◆ **Data extract**
# # #
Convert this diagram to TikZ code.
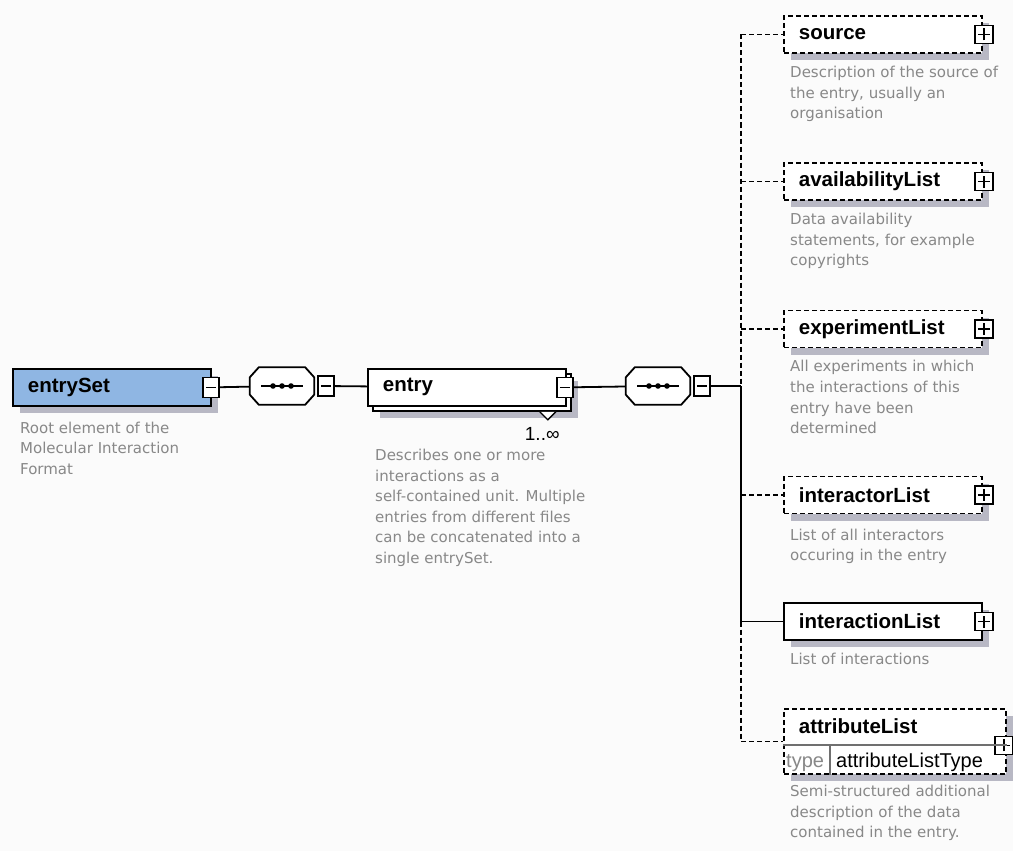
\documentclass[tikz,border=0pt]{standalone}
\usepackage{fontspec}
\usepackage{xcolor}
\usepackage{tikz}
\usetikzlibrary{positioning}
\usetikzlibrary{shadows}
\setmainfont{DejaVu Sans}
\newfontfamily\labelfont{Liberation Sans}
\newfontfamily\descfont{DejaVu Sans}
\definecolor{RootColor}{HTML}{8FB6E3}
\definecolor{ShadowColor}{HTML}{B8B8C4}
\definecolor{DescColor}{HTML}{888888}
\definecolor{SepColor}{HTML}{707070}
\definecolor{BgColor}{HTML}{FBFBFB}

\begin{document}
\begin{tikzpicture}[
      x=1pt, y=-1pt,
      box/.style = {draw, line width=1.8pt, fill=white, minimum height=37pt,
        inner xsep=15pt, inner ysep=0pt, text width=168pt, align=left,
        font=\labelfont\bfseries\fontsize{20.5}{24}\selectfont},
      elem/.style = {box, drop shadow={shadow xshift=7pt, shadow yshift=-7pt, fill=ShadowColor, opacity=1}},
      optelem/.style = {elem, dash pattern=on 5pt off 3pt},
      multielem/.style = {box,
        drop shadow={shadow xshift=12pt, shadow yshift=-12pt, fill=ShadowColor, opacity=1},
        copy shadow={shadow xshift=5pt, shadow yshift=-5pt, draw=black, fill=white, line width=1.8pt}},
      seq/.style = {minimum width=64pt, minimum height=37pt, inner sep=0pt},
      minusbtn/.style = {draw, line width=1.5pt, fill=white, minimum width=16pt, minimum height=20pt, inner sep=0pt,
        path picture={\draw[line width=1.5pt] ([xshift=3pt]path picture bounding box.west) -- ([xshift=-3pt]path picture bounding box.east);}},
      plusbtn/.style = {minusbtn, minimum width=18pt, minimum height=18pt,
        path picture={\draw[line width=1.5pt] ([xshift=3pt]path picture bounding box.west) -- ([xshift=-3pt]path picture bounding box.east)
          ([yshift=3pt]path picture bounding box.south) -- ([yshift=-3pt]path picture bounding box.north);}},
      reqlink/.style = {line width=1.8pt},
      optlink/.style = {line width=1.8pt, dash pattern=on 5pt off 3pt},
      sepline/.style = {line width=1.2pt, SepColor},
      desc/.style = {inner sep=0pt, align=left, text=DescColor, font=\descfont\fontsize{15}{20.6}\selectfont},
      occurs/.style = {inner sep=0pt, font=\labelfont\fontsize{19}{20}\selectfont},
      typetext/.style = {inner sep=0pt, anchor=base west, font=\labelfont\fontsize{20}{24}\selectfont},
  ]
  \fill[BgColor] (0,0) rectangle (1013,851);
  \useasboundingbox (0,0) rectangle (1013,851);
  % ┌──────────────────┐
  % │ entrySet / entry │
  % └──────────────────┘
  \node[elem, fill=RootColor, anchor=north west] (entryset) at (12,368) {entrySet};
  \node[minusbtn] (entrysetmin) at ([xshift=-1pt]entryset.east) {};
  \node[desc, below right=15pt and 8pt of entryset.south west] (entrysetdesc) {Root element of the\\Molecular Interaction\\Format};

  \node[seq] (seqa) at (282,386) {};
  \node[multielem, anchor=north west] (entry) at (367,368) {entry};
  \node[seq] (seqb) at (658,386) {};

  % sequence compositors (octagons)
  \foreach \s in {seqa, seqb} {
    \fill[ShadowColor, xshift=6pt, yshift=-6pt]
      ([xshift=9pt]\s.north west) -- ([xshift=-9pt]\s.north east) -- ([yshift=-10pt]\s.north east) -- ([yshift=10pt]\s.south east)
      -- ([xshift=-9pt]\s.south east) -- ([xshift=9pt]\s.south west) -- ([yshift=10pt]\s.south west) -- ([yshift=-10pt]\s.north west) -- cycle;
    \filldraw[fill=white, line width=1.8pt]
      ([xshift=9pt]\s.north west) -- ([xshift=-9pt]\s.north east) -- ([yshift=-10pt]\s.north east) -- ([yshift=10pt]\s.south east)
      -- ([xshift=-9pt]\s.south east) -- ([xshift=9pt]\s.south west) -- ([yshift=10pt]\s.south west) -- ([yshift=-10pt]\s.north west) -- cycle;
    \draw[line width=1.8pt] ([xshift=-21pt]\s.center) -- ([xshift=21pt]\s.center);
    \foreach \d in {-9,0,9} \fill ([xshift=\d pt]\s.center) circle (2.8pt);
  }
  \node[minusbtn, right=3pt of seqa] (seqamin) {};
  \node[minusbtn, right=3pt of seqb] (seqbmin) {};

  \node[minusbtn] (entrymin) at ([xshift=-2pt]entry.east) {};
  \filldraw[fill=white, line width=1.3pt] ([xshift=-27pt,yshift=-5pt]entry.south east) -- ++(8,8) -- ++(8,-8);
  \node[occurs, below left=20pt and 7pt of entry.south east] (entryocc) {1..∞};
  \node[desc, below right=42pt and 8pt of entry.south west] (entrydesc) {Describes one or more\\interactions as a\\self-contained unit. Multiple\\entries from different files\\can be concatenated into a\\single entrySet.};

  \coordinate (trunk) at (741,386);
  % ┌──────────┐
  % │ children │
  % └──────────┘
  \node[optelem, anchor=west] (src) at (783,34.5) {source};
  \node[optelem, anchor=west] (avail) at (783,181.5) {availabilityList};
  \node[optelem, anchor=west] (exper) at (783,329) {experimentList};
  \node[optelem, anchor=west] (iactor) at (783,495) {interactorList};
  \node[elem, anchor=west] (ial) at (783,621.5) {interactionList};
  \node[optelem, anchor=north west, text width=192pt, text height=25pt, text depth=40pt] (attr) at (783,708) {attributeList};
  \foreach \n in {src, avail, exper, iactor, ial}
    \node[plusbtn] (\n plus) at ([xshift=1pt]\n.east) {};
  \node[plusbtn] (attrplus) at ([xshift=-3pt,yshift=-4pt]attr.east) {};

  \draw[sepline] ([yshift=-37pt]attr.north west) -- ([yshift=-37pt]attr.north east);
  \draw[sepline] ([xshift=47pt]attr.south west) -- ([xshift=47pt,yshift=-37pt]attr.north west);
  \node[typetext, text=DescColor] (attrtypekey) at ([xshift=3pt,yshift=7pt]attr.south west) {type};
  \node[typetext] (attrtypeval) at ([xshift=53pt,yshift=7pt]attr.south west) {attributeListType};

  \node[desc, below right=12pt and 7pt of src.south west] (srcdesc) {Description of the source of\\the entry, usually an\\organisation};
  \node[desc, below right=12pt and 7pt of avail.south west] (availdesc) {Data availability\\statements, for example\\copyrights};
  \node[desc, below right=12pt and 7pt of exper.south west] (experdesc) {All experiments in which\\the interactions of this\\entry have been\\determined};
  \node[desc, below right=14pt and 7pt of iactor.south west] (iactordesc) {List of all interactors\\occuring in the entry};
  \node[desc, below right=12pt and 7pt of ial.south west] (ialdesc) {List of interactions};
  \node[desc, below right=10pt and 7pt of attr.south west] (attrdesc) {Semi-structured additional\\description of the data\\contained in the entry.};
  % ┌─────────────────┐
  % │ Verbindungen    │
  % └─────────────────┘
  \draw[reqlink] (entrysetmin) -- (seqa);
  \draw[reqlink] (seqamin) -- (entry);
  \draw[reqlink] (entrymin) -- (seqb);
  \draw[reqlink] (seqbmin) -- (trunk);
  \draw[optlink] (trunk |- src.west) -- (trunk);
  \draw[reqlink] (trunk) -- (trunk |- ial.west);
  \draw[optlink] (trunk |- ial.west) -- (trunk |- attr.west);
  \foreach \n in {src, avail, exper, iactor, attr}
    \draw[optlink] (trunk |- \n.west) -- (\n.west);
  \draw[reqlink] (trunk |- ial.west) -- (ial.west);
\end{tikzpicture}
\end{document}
# # #
◆ **Problem requirements**
Give all the lines above again, character for character, without pictures.

◆ **Finished answer**
Convert this diagram to TikZ code.
\documentclass[tikz,border=0pt]{standalone}
\usepackage{fontspec}
\usepackage{xcolor}
\usepackage{tikz}
\usetikzlibrary{positioning}
\usetikzlibrary{shadows}
\setmainfont{DejaVu Sans}
\newfontfamily\labelfont{Liberation Sans}
\newfontfamily\descfont{DejaVu Sans}
\definecolor{RootColor}{HTML}{8FB6E3}
\definecolor{ShadowColor}{HTML}{B8B8C4}
\definecolor{DescColor}{HTML}{888888}
\definecolor{SepColor}{HTML}{707070}
\definecolor{BgColor}{HTML}{FBFBFB}

\begin{document}
\begin{tikzpicture}[
      x=1pt, y=-1pt,
      box/.style = {draw, line width=1.8pt, fill=white, minimum height=37pt,
        inner xsep=15pt, inner ysep=0pt, text width=168pt, align=left,
        font=\labelfont\bfseries\fontsize{20.5}{24}\selectfont},
      elem/.style = {box, drop shadow={shadow xshift=7pt, shadow yshift=-7pt, fill=ShadowColor, opacity=1}},
      optelem/.style = {elem, dash pattern=on 5pt off 3pt},
      multielem/.style = {box,
        drop shadow={shadow xshift=12pt, shadow yshift=-12pt, fill=ShadowColor, opacity=1},
        copy shadow={shadow xshift=5pt, shadow yshift=-5pt, draw=black, fill=white, line width=1.8pt}},
      seq/.style = {minimum width=64pt, minimum height=37pt, inner sep=0pt},
      minusbtn/.style = {draw, line width=1.5pt, fill=white, minimum width=16pt, minimum height=20pt, inner sep=0pt,
        path picture={\draw[line width=1.5pt] ([xshift=3pt]path picture bounding box.west) -- ([xshift=-3pt]path picture bounding box.east);}},
      plusbtn/.style = {minusbtn, minimum width=18pt, minimum height=18pt,
        path picture={\draw[line width=1.5pt] ([xshift=3pt]path picture bounding box.west) -- ([xshift=-3pt]path picture bounding box.east)
          ([yshift=3pt]path picture bounding box.south) -- ([yshift=-3pt]path picture bounding box.north);}},
      reqlink/.style = {line width=1.8pt},
      optlink/.style = {line width=1.8pt, dash pattern=on 5pt off 3pt},
      sepline/.style = {line width=1.2pt, SepColor},
      desc/.style = {inner sep=0pt, align=left, text=DescColor, font=\descfont\fontsize{15}{20.6}\selectfont},
      occurs/.style = {inner sep=0pt, font=\labelfont\fontsize{19}{20}\selectfont},
      typetext/.style = {inner sep=0pt, anchor=base west, font=\labelfont\fontsize{20}{24}\selectfont},
  ]
  \fill[BgColor] (0,0) rectangle (1013,851);
  \useasboundingbox (0,0) rectangle (1013,851);
  % ┌──────────────────┐
  % │ entrySet / entry │
  % └──────────────────┘
  \node[elem, fill=RootColor, anchor=north west] (entryset) at (12,368) {entrySet};
  \node[minusbtn] (entrysetmin) at ([xshift=-1pt]entryset.east) {};
  \node[desc, below right=15pt and 8pt of entryset.south west] (entrysetdesc) {Root element of the\\Molecular Interaction\\Format};

  \node[seq] (seqa) at (282,386) {};
  \node[multielem, anchor=north west] (entry) at (367,368) {entry};
  \node[seq] (seqb) at (658,386) {};

  % sequence compositors (octagons)
  \foreach \s in {seqa, seqb} {
    \fill[ShadowColor, xshift=6pt, yshift=-6pt]
      ([xshift=9pt]\s.north west) -- ([xshift=-9pt]\s.north east) -- ([yshift=-10pt]\s.north east) -- ([yshift=10pt]\s.south east)
      -- ([xshift=-9pt]\s.south east) -- ([xshift=9pt]\s.south west) -- ([yshift=10pt]\s.south west) -- ([yshift=-10pt]\s.north west) -- cycle;
    \filldraw[fill=white, line width=1.8pt]
      ([xshift=9pt]\s.north west) -- ([xshift=-9pt]\s.north east) -- ([yshift=-10pt]\s.north east) -- ([yshift=10pt]\s.south east)
      -- ([xshift=-9pt]\s.south east) -- ([xshift=9pt]\s.south west) -- ([yshift=10pt]\s.south west) -- ([yshift=-10pt]\s.north west) -- cycle;
    \draw[line width=1.8pt] ([xshift=-21pt]\s.center) -- ([xshift=21pt]\s.center);
    \foreach \d in {-9,0,9} \fill ([xshift=\d pt]\s.center) circle (2.8pt);
  }
  \node[minusbtn, right=3pt of seqa] (seqamin) {};
  \node[minusbtn, right=3pt of seqb] (seqbmin) {};

  \node[minusbtn] (entrymin) at ([xshift=-2pt]entry.east) {};
  \filldraw[fill=white, line width=1.3pt] ([xshift=-27pt,yshift=-5pt]entry.south east) -- ++(8,8) -- ++(8,-8);
  \node[occurs, below left=20pt and 7pt of entry.south east] (entryocc) {1..∞};
  \node[desc, below right=42pt and 8pt of entry.south west] (entrydesc) {Describes one or more\\interactions as a\\self-contained unit. Multiple\\entries from different files\\can be concatenated into a\\single entrySet.};

  \coordinate (trunk) at (741,386);
  % ┌──────────┐
  % │ children │
  % └──────────┘
  \node[optelem, anchor=west] (src) at (783,34.5) {source};
  \node[optelem, anchor=west] (avail) at (783,181.5) {availabilityList};
  \node[optelem, anchor=west] (exper) at (783,329) {experimentList};
  \node[optelem, anchor=west] (iactor) at (783,495) {interactorList};
  \node[elem, anchor=west] (ial) at (783,621.5) {interactionList};
  \node[optelem, anchor=north west, text width=192pt, text height=25pt, text depth=40pt] (attr) at (783,708) {attributeList};
  \foreach \n in {src, avail, exper, iactor, ial}
    \node[plusbtn] (\n plus) at ([xshift=1pt]\n.east) {};
  \node[plusbtn] (attrplus) at ([xshift=-3pt,yshift=-4pt]attr.east) {};

  \draw[sepline] ([yshift=-37pt]attr.north west) -- ([yshift=-37pt]attr.north east);
  \draw[sepline] ([xshift=47pt]attr.south west) -- ([xshift=47pt,yshift=-37pt]attr.north west);
  \node[typetext, text=DescColor] (attrtypekey) at ([xshift=3pt,yshift=7pt]attr.south west) {type};
  \node[typetext] (attrtypeval) at ([xshift=53pt,yshift=7pt]attr.south west) {attributeListType};

  \node[desc, below right=12pt and 7pt of src.south west] (srcdesc) {Description of the source of\\the entry, usually an\\organisation};
  \node[desc, below right=12pt and 7pt of avail.south west] (availdesc) {Data availability\\statements, for example\\copyrights};
  \node[desc, below right=12pt and 7pt of exper.south west] (experdesc) {All experiments in which\\the interactions of this\\entry have been\\determined};
  \node[desc, below right=14pt and 7pt of iactor.south west] (iactordesc) {List of all interactors\\occuring in the entry};
  \node[desc, below right=12pt and 7pt of ial.south west] (ialdesc) {List of interactions};
  \node[desc, below right=10pt and 7pt of attr.south west] (attrdesc) {Semi-structured additional\\description of the data\\contained in the entry.};
  % ┌─────────────────┐
  % │ Verbindungen    │
  % └─────────────────┘
  \draw[reqlink] (entrysetmin) -- (seqa);
  \draw[reqlink] (seqamin) -- (entry);
  \draw[reqlink] (entrymin) -- (seqb);
  \draw[reqlink] (seqbmin) -- (trunk);
  \draw[optlink] (trunk |- src.west) -- (trunk);
  \draw[reqlink] (trunk) -- (trunk |- ial.west);
  \draw[optlink] (trunk |- ial.west) -- (trunk |- attr.west);
  \foreach \n in {src, avail, exper, iactor, attr}
    \draw[optlink] (trunk |- \n.west) -- (\n.west);
  \draw[reqlink] (trunk |- ial.west) -- (ial.west);
\end{tikzpicture}
\end{document}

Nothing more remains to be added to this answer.